## TASK INSTRUCTIONS
Retype the entries, please, from their first line to the line containing "2.8, 0.0, -0.7];", exactly and only those lines, minus the pictures.

## INPUT FOR THIS TASK

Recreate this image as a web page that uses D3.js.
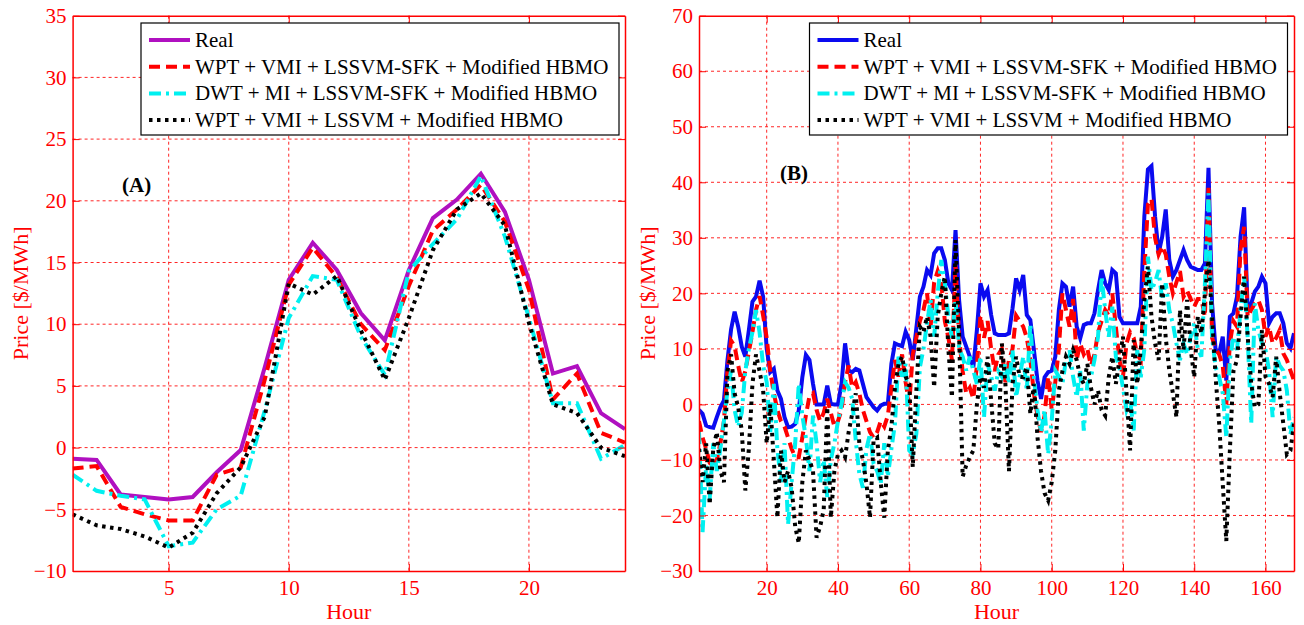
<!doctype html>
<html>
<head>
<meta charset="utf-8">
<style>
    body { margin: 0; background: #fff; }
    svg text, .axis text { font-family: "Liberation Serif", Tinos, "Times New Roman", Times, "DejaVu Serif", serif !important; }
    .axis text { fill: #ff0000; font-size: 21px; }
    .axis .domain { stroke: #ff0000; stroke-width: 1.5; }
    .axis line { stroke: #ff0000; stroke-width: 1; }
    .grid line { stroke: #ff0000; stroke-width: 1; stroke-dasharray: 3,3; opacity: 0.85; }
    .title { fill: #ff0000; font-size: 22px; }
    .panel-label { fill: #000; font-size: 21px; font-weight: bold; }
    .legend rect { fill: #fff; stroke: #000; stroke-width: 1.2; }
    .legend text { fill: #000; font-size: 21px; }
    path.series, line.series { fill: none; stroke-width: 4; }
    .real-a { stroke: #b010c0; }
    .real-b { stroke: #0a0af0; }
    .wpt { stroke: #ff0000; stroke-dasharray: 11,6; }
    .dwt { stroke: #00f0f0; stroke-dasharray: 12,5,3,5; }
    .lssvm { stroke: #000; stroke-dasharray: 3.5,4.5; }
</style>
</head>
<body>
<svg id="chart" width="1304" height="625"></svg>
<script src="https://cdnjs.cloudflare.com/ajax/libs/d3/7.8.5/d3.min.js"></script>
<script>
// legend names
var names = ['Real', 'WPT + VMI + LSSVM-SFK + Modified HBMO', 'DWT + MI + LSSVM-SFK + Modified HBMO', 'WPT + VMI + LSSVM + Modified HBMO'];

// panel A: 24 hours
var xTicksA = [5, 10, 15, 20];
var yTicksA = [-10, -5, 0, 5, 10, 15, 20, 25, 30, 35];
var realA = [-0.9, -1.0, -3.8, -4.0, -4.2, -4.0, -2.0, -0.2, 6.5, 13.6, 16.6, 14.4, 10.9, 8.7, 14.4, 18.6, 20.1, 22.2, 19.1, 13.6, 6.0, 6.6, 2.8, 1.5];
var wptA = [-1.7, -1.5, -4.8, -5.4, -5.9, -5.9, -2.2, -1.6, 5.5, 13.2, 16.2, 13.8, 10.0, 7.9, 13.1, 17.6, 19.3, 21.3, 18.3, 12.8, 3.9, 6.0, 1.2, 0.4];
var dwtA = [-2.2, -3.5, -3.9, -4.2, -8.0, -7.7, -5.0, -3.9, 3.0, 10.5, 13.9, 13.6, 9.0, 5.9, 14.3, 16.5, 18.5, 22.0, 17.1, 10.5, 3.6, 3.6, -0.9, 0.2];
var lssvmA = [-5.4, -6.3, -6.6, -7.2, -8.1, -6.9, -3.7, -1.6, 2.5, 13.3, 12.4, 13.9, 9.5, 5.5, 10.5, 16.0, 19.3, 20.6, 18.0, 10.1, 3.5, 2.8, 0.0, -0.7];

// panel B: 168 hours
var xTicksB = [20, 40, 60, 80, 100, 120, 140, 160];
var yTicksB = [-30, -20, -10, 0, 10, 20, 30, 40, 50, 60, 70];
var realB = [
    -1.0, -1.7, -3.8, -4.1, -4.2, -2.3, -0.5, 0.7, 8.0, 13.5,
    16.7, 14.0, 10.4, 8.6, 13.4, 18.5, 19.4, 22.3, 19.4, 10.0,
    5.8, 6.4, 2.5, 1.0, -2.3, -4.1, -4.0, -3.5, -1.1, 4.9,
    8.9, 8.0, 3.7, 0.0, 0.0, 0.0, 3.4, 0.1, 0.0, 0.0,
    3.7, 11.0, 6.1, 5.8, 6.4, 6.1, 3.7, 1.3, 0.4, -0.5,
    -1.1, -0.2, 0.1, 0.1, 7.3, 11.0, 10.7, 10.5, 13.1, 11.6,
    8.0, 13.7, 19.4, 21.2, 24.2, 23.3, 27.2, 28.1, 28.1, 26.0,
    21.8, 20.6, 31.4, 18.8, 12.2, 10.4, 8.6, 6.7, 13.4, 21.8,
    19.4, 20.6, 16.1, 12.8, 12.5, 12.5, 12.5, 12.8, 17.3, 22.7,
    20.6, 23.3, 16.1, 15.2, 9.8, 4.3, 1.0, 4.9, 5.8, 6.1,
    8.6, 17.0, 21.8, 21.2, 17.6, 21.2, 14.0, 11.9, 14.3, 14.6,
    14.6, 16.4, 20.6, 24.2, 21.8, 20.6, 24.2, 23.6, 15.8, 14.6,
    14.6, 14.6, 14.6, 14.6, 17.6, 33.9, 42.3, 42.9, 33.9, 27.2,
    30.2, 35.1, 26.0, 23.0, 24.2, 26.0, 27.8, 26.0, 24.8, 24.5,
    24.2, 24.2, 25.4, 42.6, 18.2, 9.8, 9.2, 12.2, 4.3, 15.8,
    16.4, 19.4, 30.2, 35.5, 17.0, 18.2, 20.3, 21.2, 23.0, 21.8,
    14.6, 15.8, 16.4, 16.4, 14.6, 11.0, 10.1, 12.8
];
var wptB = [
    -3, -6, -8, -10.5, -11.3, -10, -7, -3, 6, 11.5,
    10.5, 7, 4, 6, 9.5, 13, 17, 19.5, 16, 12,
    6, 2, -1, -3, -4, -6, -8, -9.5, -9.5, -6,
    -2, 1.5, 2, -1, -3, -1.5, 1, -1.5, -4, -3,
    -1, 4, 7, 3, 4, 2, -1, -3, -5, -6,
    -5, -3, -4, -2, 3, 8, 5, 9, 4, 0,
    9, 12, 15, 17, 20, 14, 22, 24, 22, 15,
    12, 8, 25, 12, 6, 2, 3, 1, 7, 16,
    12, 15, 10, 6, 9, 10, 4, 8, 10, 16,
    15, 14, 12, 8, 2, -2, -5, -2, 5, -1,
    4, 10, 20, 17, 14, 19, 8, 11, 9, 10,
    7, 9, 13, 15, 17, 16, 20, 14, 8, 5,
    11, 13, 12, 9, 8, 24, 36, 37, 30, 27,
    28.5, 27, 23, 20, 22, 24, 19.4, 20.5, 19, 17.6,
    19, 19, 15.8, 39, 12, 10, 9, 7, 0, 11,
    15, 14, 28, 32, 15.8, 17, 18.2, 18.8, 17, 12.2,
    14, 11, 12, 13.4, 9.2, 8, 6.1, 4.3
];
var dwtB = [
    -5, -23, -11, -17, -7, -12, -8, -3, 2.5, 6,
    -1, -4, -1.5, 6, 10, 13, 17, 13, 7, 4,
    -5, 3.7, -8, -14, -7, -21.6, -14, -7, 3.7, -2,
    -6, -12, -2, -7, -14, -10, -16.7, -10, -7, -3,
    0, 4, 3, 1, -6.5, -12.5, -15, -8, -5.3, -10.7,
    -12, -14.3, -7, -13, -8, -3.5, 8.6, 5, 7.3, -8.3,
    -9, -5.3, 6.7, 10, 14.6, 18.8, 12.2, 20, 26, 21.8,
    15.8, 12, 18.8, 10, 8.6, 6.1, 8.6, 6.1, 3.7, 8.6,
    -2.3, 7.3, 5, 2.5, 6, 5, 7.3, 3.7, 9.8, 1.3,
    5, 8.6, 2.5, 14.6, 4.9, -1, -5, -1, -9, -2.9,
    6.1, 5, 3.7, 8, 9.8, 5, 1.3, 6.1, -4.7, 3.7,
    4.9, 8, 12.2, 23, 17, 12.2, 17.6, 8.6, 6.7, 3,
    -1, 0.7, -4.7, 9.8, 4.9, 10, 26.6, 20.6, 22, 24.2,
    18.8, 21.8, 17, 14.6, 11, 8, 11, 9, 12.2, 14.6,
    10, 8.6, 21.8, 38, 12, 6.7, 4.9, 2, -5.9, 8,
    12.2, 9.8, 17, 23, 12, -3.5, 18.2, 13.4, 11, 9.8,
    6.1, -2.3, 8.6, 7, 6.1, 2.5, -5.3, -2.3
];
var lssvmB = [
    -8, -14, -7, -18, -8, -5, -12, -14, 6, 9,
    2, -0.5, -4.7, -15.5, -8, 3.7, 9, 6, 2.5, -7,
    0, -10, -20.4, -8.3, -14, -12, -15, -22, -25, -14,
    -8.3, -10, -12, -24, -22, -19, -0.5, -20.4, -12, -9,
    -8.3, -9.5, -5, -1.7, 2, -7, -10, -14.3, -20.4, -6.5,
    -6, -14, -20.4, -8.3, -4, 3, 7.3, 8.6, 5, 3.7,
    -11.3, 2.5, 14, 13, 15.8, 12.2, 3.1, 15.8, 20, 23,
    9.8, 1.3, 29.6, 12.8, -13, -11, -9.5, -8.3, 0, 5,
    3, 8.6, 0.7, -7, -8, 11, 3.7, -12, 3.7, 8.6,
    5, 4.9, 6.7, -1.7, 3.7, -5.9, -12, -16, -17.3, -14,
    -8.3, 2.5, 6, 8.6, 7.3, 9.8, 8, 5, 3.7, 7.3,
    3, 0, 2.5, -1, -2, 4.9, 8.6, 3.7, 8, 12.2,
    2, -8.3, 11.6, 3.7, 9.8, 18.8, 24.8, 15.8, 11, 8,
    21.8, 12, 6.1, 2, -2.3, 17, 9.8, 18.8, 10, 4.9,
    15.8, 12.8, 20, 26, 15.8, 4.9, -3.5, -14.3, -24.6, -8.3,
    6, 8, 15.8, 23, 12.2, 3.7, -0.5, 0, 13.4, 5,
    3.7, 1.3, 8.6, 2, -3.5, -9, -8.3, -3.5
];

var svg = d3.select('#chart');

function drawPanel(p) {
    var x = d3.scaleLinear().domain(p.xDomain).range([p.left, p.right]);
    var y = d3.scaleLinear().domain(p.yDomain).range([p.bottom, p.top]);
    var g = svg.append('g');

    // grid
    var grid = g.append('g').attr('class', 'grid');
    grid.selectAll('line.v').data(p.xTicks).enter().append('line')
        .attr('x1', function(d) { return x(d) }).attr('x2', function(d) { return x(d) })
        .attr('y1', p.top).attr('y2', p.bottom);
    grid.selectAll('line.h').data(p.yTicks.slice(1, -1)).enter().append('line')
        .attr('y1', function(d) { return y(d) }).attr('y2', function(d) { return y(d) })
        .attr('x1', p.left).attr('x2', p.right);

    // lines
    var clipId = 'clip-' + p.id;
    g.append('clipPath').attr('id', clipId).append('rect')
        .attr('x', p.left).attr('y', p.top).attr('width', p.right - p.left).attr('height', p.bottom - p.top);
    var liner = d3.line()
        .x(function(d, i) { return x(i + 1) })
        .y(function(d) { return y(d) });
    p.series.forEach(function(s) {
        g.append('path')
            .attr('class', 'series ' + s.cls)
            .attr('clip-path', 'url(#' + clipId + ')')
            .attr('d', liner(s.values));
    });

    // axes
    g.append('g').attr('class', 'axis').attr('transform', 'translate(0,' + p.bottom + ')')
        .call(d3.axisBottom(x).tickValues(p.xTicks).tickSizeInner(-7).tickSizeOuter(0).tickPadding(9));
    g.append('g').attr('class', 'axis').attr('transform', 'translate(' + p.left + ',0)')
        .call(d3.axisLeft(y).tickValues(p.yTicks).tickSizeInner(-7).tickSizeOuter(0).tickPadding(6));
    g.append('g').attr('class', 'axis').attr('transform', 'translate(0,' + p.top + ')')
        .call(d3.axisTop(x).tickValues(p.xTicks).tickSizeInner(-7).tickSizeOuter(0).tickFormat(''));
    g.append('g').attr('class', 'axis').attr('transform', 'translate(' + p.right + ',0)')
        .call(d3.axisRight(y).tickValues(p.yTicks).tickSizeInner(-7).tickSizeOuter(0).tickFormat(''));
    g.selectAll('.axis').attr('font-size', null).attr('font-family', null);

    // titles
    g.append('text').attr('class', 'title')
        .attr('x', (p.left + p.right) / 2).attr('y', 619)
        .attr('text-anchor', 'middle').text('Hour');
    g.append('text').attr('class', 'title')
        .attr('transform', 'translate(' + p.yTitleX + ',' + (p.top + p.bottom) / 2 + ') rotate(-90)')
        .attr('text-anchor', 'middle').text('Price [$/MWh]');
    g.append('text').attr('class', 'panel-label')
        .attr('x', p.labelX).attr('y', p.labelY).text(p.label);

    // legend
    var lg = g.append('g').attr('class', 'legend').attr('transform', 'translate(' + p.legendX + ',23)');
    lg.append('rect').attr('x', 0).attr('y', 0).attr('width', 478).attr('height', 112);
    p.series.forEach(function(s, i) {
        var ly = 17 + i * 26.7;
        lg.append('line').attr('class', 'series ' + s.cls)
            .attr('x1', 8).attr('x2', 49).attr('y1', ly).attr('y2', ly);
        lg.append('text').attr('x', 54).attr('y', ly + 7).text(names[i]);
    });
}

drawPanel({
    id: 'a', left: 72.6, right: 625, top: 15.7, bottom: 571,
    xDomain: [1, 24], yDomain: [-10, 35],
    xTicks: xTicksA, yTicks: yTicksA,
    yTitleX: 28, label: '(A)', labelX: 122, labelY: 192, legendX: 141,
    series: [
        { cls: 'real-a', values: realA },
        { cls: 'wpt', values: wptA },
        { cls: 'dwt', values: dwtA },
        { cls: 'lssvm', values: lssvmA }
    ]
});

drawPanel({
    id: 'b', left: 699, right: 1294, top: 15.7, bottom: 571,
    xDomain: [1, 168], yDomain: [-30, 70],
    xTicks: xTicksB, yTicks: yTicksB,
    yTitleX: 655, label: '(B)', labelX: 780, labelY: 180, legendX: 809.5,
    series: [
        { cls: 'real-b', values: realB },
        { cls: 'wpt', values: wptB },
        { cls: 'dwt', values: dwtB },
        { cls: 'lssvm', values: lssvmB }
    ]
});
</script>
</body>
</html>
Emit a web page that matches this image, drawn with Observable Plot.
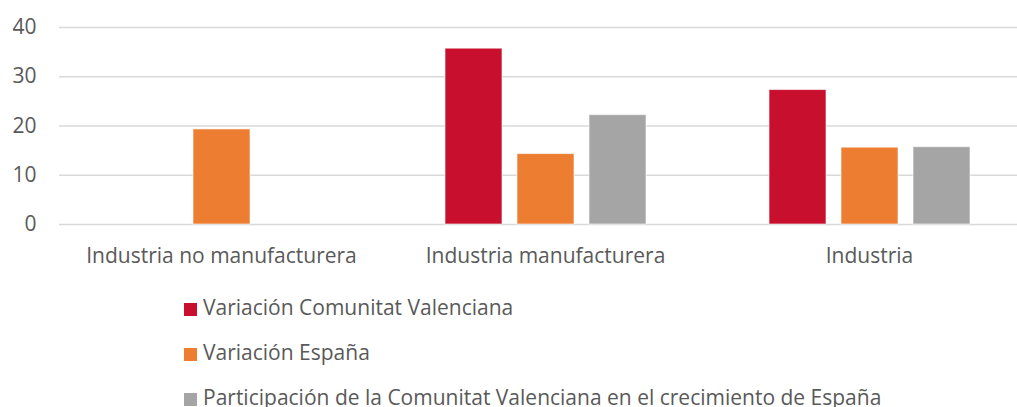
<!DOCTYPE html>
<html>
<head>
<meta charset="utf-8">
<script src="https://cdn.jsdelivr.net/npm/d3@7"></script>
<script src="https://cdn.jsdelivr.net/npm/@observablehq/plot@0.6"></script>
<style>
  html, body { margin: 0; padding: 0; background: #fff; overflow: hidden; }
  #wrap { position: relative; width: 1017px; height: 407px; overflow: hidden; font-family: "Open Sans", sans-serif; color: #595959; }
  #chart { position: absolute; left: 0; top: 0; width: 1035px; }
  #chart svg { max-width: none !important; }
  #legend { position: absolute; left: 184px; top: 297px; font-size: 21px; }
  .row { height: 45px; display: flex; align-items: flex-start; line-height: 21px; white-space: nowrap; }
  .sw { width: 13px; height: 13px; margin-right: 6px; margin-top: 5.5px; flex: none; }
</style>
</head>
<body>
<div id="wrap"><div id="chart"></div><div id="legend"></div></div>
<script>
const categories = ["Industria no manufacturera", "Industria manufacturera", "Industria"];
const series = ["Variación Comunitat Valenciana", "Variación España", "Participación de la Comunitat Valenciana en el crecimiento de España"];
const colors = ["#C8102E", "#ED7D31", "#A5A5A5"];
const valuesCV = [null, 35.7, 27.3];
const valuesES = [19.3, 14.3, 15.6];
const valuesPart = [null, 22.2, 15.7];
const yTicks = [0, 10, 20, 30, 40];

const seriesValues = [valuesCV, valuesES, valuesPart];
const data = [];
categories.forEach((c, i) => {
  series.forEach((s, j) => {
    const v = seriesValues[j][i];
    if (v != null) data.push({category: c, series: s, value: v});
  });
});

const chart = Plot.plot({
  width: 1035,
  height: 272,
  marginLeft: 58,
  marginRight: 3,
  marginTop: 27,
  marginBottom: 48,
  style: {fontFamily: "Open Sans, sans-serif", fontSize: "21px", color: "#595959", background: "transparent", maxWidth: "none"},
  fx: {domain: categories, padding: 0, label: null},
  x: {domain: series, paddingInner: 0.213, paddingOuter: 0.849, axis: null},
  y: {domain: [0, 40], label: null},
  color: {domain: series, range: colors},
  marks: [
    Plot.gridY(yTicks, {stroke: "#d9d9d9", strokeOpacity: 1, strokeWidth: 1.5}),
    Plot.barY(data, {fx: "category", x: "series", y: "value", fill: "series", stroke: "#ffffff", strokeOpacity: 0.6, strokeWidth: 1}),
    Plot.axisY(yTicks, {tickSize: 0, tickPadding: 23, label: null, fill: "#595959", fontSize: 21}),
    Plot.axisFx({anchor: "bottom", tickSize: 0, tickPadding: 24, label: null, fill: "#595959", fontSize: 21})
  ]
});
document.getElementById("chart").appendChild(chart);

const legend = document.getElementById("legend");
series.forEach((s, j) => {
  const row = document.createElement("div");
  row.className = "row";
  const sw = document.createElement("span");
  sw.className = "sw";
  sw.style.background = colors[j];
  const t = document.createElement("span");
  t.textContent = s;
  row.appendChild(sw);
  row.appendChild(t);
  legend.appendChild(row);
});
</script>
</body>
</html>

## THE RESULT
Recreate this image as a web page that uses D3.js.
<!doctype html>
<html>
<head>
<meta charset="utf-8">
<style>
    body { margin: 0; background: #fff; }
    svg text, .axis text { font-family: "Liberation Serif", Tinos, "Times New Roman", Times, "DejaVu Serif", serif !important; }
    .axis text { fill: #ff0000; font-size: 21px; }
    .axis .domain { stroke: #ff0000; stroke-width: 1.5; }
    .axis line { stroke: #ff0000; stroke-width: 1; }
    .grid line { stroke: #ff0000; stroke-width: 1; stroke-dasharray: 3,3; opacity: 0.85; }
    .title { fill: #ff0000; font-size: 22px; }
    .panel-label { fill: #000; font-size: 21px; font-weight: bold; }
    .legend rect { fill: #fff; stroke: #000; stroke-width: 1.2; }
    .legend text { fill: #000; font-size: 21px; }
    path.series, line.series { fill: none; stroke-width: 4; }
    .real-a { stroke: #b010c0; }
    .real-b { stroke: #0a0af0; }
    .wpt { stroke: #ff0000; stroke-dasharray: 11,6; }
    .dwt { stroke: #00f0f0; stroke-dasharray: 12,5,3,5; }
    .lssvm { stroke: #000; stroke-dasharray: 3.5,4.5; }
</style>
</head>
<body>
<svg id="chart" width="1304" height="625"></svg>
<script src="https://cdnjs.cloudflare.com/ajax/libs/d3/7.8.5/d3.min.js"></script>
<script>
// legend names
var names = ['Real', 'WPT + VMI + LSSVM-SFK + Modified HBMO', 'DWT + MI + LSSVM-SFK + Modified HBMO', 'WPT + VMI + LSSVM + Modified HBMO'];

// panel A: 24 hours
var xTicksA = [5, 10, 15, 20];
var yTicksA = [-10, -5, 0, 5, 10, 15, 20, 25, 30, 35];
var realA = [-0.9, -1.0, -3.8, -4.0, -4.2, -4.0, -2.0, -0.2, 6.5, 13.6, 16.6, 14.4, 10.9, 8.7, 14.4, 18.6, 20.1, 22.2, 19.1, 13.6, 6.0, 6.6, 2.8, 1.5];
var wptA = [-1.7, -1.5, -4.8, -5.4, -5.9, -5.9, -2.2, -1.6, 5.5, 13.2, 16.2, 13.8, 10.0, 7.9, 13.1, 17.6, 19.3, 21.3, 18.3, 12.8, 3.9, 6.0, 1.2, 0.4];
var dwtA = [-2.2, -3.5, -3.9, -4.2, -8.0, -7.7, -5.0, -3.9, 3.0, 10.5, 13.9, 13.6, 9.0, 5.9, 14.3, 16.5, 18.5, 22.0, 17.1, 10.5, 3.6, 3.6, -0.9, 0.2];
var lssvmA = [-5.4, -6.3, -6.6, -7.2, -8.1, -6.9, -3.7, -1.6, 2.5, 13.3, 12.4, 13.9, 9.5, 5.5, 10.5, 16.0, 19.3, 20.6, 18.0, 10.1, 3.5, 2.8, 0.0, -0.7];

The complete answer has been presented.